CHICAGO (CN) - Illinois cannot limit contributions to political action committee or prohibit individuals from establishing such groups in multiples, a federal judge ruled.

Personal PAC, a nonprofit that fights for abortion rights, filed a federal complaint last month against eight members of the Illinois State Board of Elections.

"Since 1990, Personal PAC has been extensively involved in the election campaigns of more than 150 successful pro-choice candidates for state and county offices," the complaint said. "These elected officials work with Personal PAC to keep anti-choice restrictions from becoming law and to expand access to reproductive healthcare for all women and girls in Illinois."

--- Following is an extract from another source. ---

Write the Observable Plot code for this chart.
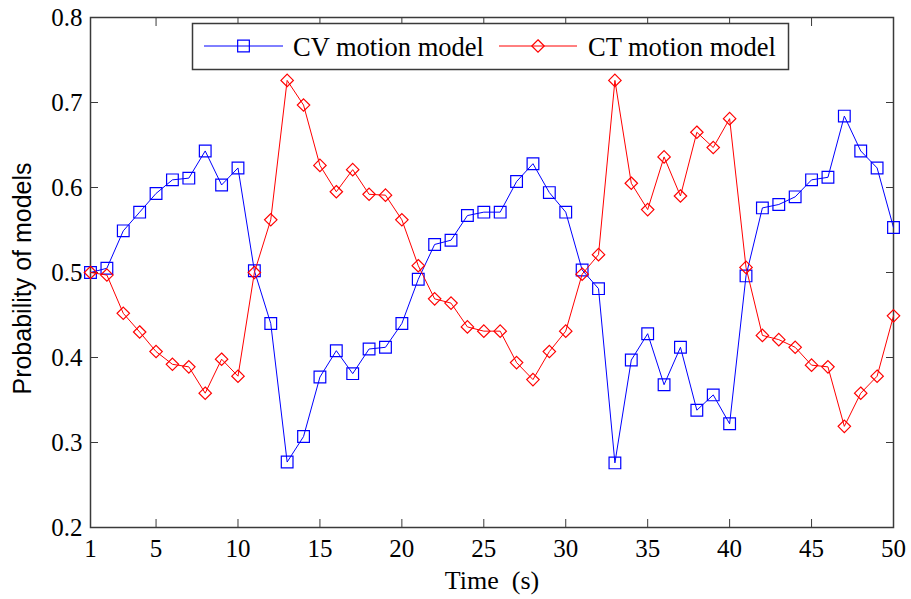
<!DOCTYPE html>
<html>
<head>
<meta charset="utf-8">
<script src="https://cdn.jsdelivr.net/npm/d3@7"></script>
<script src="https://cdn.jsdelivr.net/npm/@observablehq/plot@0.6"></script>
<style>
  html, body { margin: 0; padding: 0; background: #fff; }
  #chart svg { display: block; }
  #chart svg text { font-family: "Liberation Serif", "Times New Roman", serif; font-variant-numeric: normal; }
  #chart svg text.ylab { font-family: "Liberation Sans", Arial, sans-serif; }
</style>
</head>
<body>
<div id="chart"></div>
<script>
// ---- data ----
const time = [1,2,3,4,5,6,7,8,9,10,11,12,13,14,15,16,17,18,19,20,21,22,23,24,25,26,27,28,29,30,31,32,33,34,35,36,37,38,39,40,41,42,43,44,45,46,47,48,49,50];
const cvProb = [0.500,0.505,0.549,0.571,0.593,0.609,0.611,0.643,0.603,0.623,0.502,0.440,0.277,0.307,0.377,0.408,0.381,0.410,0.412,0.440,0.492,0.533,0.538,0.567,0.571,0.571,0.607,0.628,0.594,0.571,0.503,0.481,0.276,0.397,0.428,0.368,0.412,0.338,0.356,0.322,0.496,0.576,0.580,0.589,0.609,0.612,0.684,0.643,0.623,0.553];
const ctProb = [0.500,0.497,0.452,0.430,0.407,0.392,0.389,0.358,0.398,0.378,0.500,0.562,0.726,0.697,0.626,0.595,0.621,0.592,0.591,0.562,0.508,0.469,0.464,0.436,0.431,0.431,0.394,0.374,0.407,0.431,0.498,0.521,0.726,0.605,0.574,0.636,0.590,0.665,0.647,0.681,0.506,0.426,0.421,0.412,0.391,0.389,0.319,0.358,0.378,0.449];
const seriesNames = ["CV motion model", "CT motion model"];
const seriesColors = ["#0000ff", "#ff0000"];
const xTicks = [1,5,10,15,20,25,30,35,40,45,50];
const yTicks = [0.2,0.3,0.4,0.5,0.6,0.7,0.8];
const xLabel = "Time\u00a0\u00a0(s)";
const yLabel = "Probability of models";

const rows = time.map((t, i) => ({t, cv: cvProb[i], ct: ctProb[i]}));
const axisColor = "#3a3a3a";
const serif = "Liberation Serif";
const sans = "Liberation Sans";

const chart = Plot.plot({
  width: 911,
  height: 599,
  marginLeft: 90,
  marginRight: 18,
  marginTop: 17,
  marginBottom: 72,
  x: {domain: [1, 50]},
  y: {domain: [0.2, 0.8]},
  style: {fontFamily: serif, fontSize: "25px", color: "#000", background: "#fff"},
  marks: [
    Plot.axisX({ticks: xTicks, tickSize: -8, tickPadding: 20, tickFormat: d => String(d), label: null, stroke: axisColor, fill: "#000", fontSize: 25}),
    Plot.axisX({anchor: "top", ticks: xTicks, tickSize: -8, tickFormat: () => "", label: null, stroke: axisColor}),
    Plot.axisY({ticks: yTicks, tickSize: -8, tickPadding: 16, tickFormat: d3.format(".1f"), label: null, stroke: axisColor, fill: "#000", fontSize: 25}),
    Plot.axisY({anchor: "right", ticks: yTicks, tickSize: -8, tickFormat: () => "", label: null, stroke: axisColor}),
    Plot.frame({stroke: axisColor, strokeWidth: 1.5}),
    Plot.line(rows, {x: "t", y: "cv", stroke: seriesColors[0], strokeWidth: 1}),
    Plot.dot(rows, {x: "t", y: "cv", symbol: "square", r: 6.6, stroke: seriesColors[0], fill: "none", strokeWidth: 1.2}),
    Plot.line(rows, {x: "t", y: "ct", stroke: seriesColors[1], strokeWidth: 1}),
    Plot.dot(rows, {x: "t", y: "ct", symbol: "diamond2", r: 5.6, stroke: seriesColors[1], fill: "none", strokeWidth: 1.2}),
    Plot.text([xLabel], {frameAnchor: "bottom", dy: 61, lineAnchor: "bottom", textAnchor: "middle", fontSize: 26, fill: "#000"}),
    Plot.text([yLabel], {frameAnchor: "left", rotate: -90, dx: -60, dy: 6, lineAnchor: "bottom", textAnchor: "middle", fontSize: 25, fill: "#000"})
  ]
});
document.getElementById("chart").appendChild(chart);

const svg = d3.select(chart.tagName.toLowerCase() === "svg" ? chart : chart.querySelector("svg"));
svg.selectAll("text").filter(function() { return this.textContent === yLabel; }).classed("ylab", true);

// ---- legend (inside plot, top) ----
const lg = svg.append("g").attr("class", "legend");
lg.append("rect").attr("x", 192.5).attr("y", 23.5).attr("width", 596).attr("height", 46)
  .attr("fill", "#fff").attr("stroke", axisColor).attr("stroke-width", 1.5);
const items = [
  {x0: 204, x1: 283, tx: 293, symbol: d3.symbolSquare, size: Math.PI * 6.6 * 6.6},
  {x0: 499, x1: 577, tx: 588, symbol: d3.symbolDiamond2, size: Math.PI * 5.6 * 5.6}
];
items.forEach((it, i) => {
  lg.append("line").attr("x1", it.x0).attr("x2", it.x1).attr("y1", 46).attr("y2", 46)
    .attr("stroke", seriesColors[i]).attr("stroke-width", 1);
  lg.append("path").attr("d", d3.symbol(it.symbol, it.size)())
    .attr("transform", `translate(${(it.x0 + it.x1) / 2},46)`)
    .attr("fill", "none").attr("stroke", seriesColors[i]).attr("stroke-width", 1.2);
  lg.append("text").attr("x", it.tx).attr("y", 56)
    .attr("text-anchor", "start")
    .style("font-size", "26.5px").style("fill", "#000")
    .text(seriesNames[i]);
});
</script>
</body>
</html>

Personal PAC claimed that two provisions of the Illinois Election Code violate its First Amendment rights, as articulated in the landmark Supreme Court decision in Citizens United.

The first provision limited PACs to receiving no more than $10,000 from an individual and $20,000 from a corporation, labor organization or association in one year. The other prohibited a PAC from establishing additional PACs as a way to exceed the limits.

Co-plaintiffs Marcena Love, Personal PAC's founder, and Grace Allen Newton, a member of the executive committee, claimed they are "ready, willing and able to establish and maintain one or more independent-expenditure-only PACs, for the same purpose, and to immediately contribute more than $10,000," according to the judgment.

U.S. District Judge Marvin Aspen ordered a permanent injunction last week, relying on the Seventh Circuit's ruling for Wisconsin Right to Life.

In that decision, the circuit court wrote: "after Citizens United there is no valid government interest sufficient to justify imposing limits on fundraising by independent-expenditure organizations." (Italics in original.)

Aspen held: "Thus, regulations imposing limits on fundraising by independent expenditure organizations cannot be justified - this applies equally to contribution limits as well as limits on the number of independent-expenditure PACs an individual or group may establish. Personal PAC has therefore demonstrated a better than negligible chance of prevailing on the merits, as well as inevitable actual success on the merits."

The court rejected claims by the Board of Elections that it needed the provisions to "regulate contributions and expenditures regulated to elections and electioneering," and to "curb corruption in Illinois politics."

"While these motivations are sound and worthy, it is not our job to consider the efficacy of a piece of legislation or the motives of its enactors in determining its constitutionality," Aspen wrote. Nor do we make that constitutionality determination on a clean slate. Our obligation is to interpret and follow the Constitution and binding precedent."